Kamehameha Schools Maui student Kalena Carpenter teared up while testifying. “I see a lot of people, I can tell majority of them also love the beach,” she said.
But three students from Kamehameha Schools Maui supported the opposite view. One was Cami Nakagawa, who said that the water from the injection wells is not the “sole cause of pollution of Kahekili” Beach Park, which is located makai of the injection wells.
“It’s not the county’s fault that the reefs are dying,” Nakagawa said, noting that overfishing, overpopulation and other issues contribute to the problem.
Also testifying Tuesday morning was Rep. Angus McKelvey, whose district includes West Maui. He discounted claims that cesspool owners would be subject to a National Pollutant Discharge Elimination System permit, as the county has alleged.
McKelvey cited the EPA website for support, and he said the state Department of Health would not require the NPDES permit for residential cesspools.
He added that, if the county wins, the nation could expect a Tweet from Trump thanking Maui County’s “visionary leadership and making America great again.”
State Rep. Tina Wildberger of South Maui also supported withdrawal of the case and noted that the county Democratic Convention voted unanimously on a resolution to urge the county to end its appeal to the Supreme Court. She said the vote included Council Chairwoman Kelly King and members Yuki Lei Sugimura and Tasha Kama.
Scott Rollins, the acting chief of the county Department of Environmental Management’s Wastewater Reclamation Division, said his employees all play in the ocean and live here.
“We are not trying to pollute the ocean,” he said.
While he believes an NPDES permit is not needed for injection wells, the Supreme Court will settle the question, he said. Regardless of the decision, the Victorino administration is committed to recycling the treated wastewater and has 50 percent reused for landscaping and at golf courses.
Isaac Moriwake, an attorney for Earthjustice, said settling the case would bring things to “status quo, as it’s been for a decade.” The county can move forward with getting its NPDES permit, which requires supplying more information to the state Department of Health.
In response to questioning, Moriwake said the plaintiffs never thought it was a good idea to take the case to the Supreme Court but allowed the county to exercise its right.
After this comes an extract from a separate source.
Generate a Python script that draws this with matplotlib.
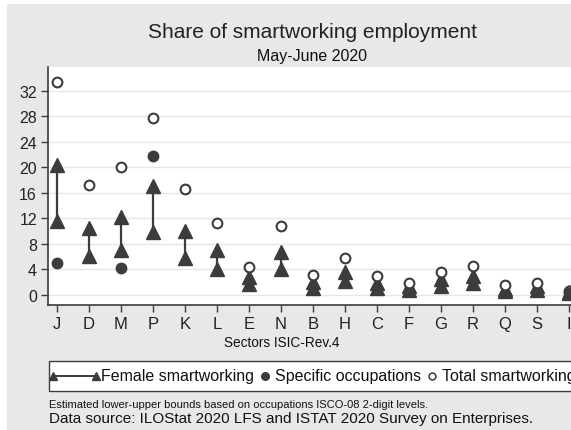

“We are urging you absolutely, that’s not the right way to go,” Moriwake said.
He believes it is better to “work it out at home.” On cesspools, Moriwake said there are ways to work around that issue so that homeowners don’t need the NPDES permits.
After public testimony, the committee recessed without discussing a resolution by Victorino to authorize a revised settlement in the case. The resolution did not offer specifics, which his administration was prepared to discuss in a closed session with committee members.
Victorino said last week that the proposal is a “way to undo the harm of the lower court’s costly and unworkable decisions.”
Moriwake said Tuesday that plaintiffs have not received any word from Victorino’s administration on the settlement offer.
Victorino said the county is committed to recycling 100 percent of wastewater and not use injection wells, but that goal cannot be reached immediately and will be costly.
Another matter on the committee’s agenda is an older resolution by King to have “all forthcoming settlement offers” in the case be transmitted to the council for approval or disapproval.
In 2014, the U.S. District Court in Hawaii ruled that the county’s use of injection wells was a violation of the federal Clean Water Act.
The county appealed to the 9th U.S. Circuit Court of Appeals and lost in February 2018. The court denied the county’s request to reconsider the ruling in March 2018. However, earlier this year, the U.S. Supreme Court agreed to hear the case. It’s expected to be heard Nov. 6.